* [The task]:
Copy out all the lines in the records that include the word "seaborn".

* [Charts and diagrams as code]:
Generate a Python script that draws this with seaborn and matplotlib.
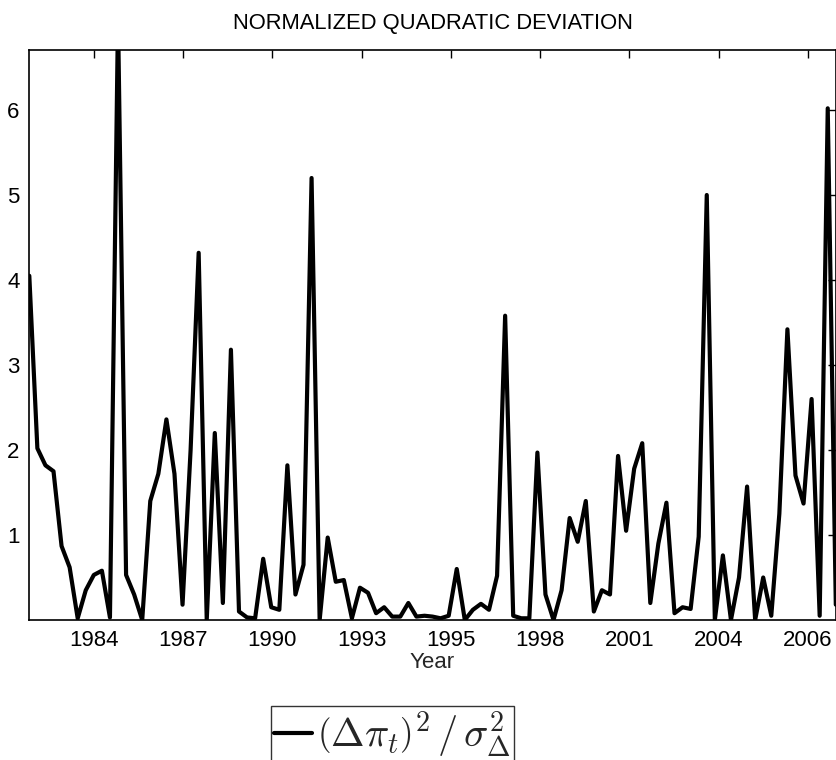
import numpy as np
import pandas as pd
import seaborn as sns
import matplotlib
matplotlib.use("Agg")
import matplotlib.pyplot as plt

# Quarterly observations, starting 1982 Q1
deviation = [4.05, 2.02, 1.82, 1.75, 0.87, 0.62, 0.02, 0.35, 0.53, 0.58,
             0.03, 7.10, 0.53, 0.30, 0.00, 1.40, 1.72, 2.36, 1.72, 0.18,
             2.00, 4.32, 0.00, 2.20, 0.20, 3.18, 0.10, 0.03, 0.02, 0.72,
             0.15, 0.12, 1.82, 0.30, 0.65, 5.20, 0.00, 0.97, 0.45, 0.47,
             0.02, 0.38, 0.32, 0.08, 0.15, 0.04, 0.04, 0.20, 0.04, 0.05,
             0.04, 0.02, 0.05, 0.60, 0.00, 0.12, 0.19, 0.12, 0.52, 3.58,
             0.05, 0.02, 0.02, 1.97, 0.30, 0.00, 0.35, 1.20, 0.92, 1.40,
             0.10, 0.35, 0.30, 1.93, 1.05, 1.78, 2.08, 0.20, 0.90, 1.38,
             0.08, 0.15, 0.13, 0.98, 5.00, 0.00, 0.76, 0.00, 0.50, 1.57,
             0.00, 0.50, 0.05, 1.25, 3.42, 1.70, 1.37, 2.60, 0.05, 6.02,
             0.18]
start_year = 1982.0
time = [start_year + 0.25 * i for i in range(len(deviation))]

tick_positions = [1984.0 + 2.7675 * k for k in range(9)]
tick_labels = ["1984", "1987", "1990", "1993", "1995", "1998", "2001", "2004", "2006"]
y_ticks = [1, 2, 3, 4, 5, 6]

df = pd.DataFrame({"Year": time, "dev": deviation})

sns.set_style("white")
plt.rcParams["font.family"] = ["Liberation Sans", "DejaVu Sans"]
plt.rcParams["mathtext.fontset"] = "cm"

fig = plt.figure(figsize=(8.37, 7.60), dpi=100)
ax = fig.add_axes([29.3 / 837, 1 - 620 / 760, (835.8 - 29.3) / 837, (620 - 50) / 760])

sns.lineplot(data=df, x="Year", y="dev", color="black", linewidth=3.0,
             ax=ax, legend=False)

ax.set_xlim(time[0], time[-1])
ax.set_ylim(0.0, 6.706)
ax.set_xticks(tick_positions)
ax.set_xticklabels(tick_labels)
ax.set_yticks(y_ticks)
ax.set_yticklabels([str(v) for v in y_ticks])
ax.tick_params(direction="in", length=6, width=1, top=True, right=True,
               labelsize=16, colors="black", pad=7)
for s in ax.spines.values():
    s.set_visible(True)
    s.set_color("black")
    s.set_linewidth(1.2)

ax.set_xlabel("Year", fontsize=16, labelpad=1)
ax.set_ylabel("")
ax.set_title("NORMALIZED QUADRATIC DEVIATION", fontsize=15.8, pad=15, color="black")

leg = fig.legend(handles=ax.get_lines()[:1],
                 labels=[r"$\left(\Delta\pi_t\right)^2\,/\,\sigma_\Delta^2$"],
                 loc="upper center", bbox_to_anchor=(392.5 / 837, 1 - 706 / 760),
                 fontsize=29, frameon=True, fancybox=False, handlelength=0.95,
                 handletextpad=0.12, borderpad=0.08, borderaxespad=0)
leg.get_frame().set_edgecolor("black")
leg.get_frame().set_linewidth(1.0)

fig.savefig("out.png", dpi=100, facecolor="white")
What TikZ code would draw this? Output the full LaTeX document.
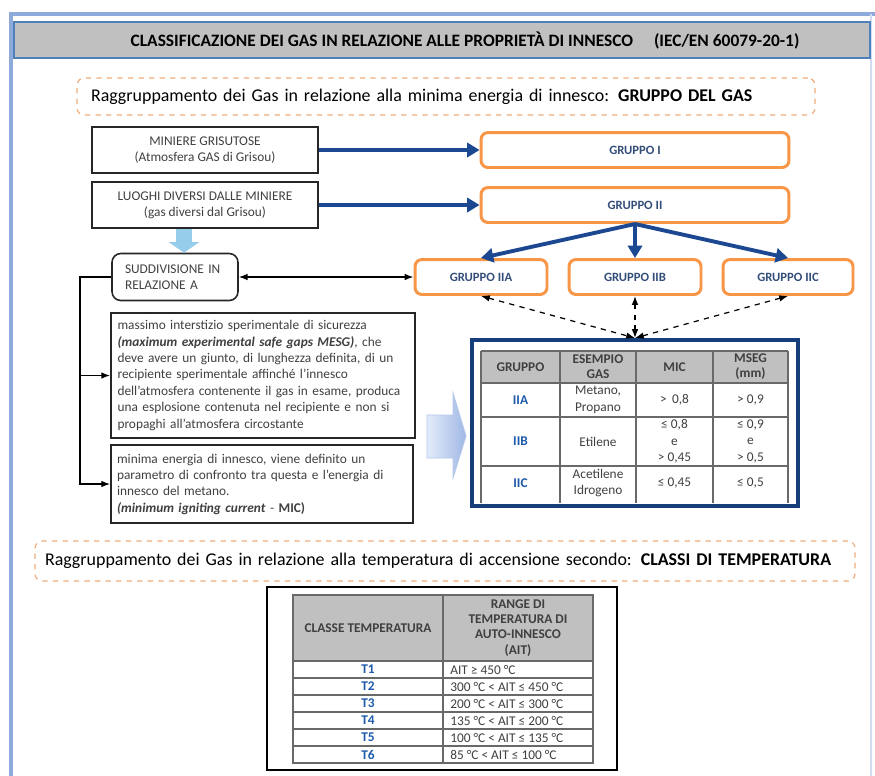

* [Reply]:
Generate a Python script that draws this with seaborn and matplotlib.
import seaborn as sns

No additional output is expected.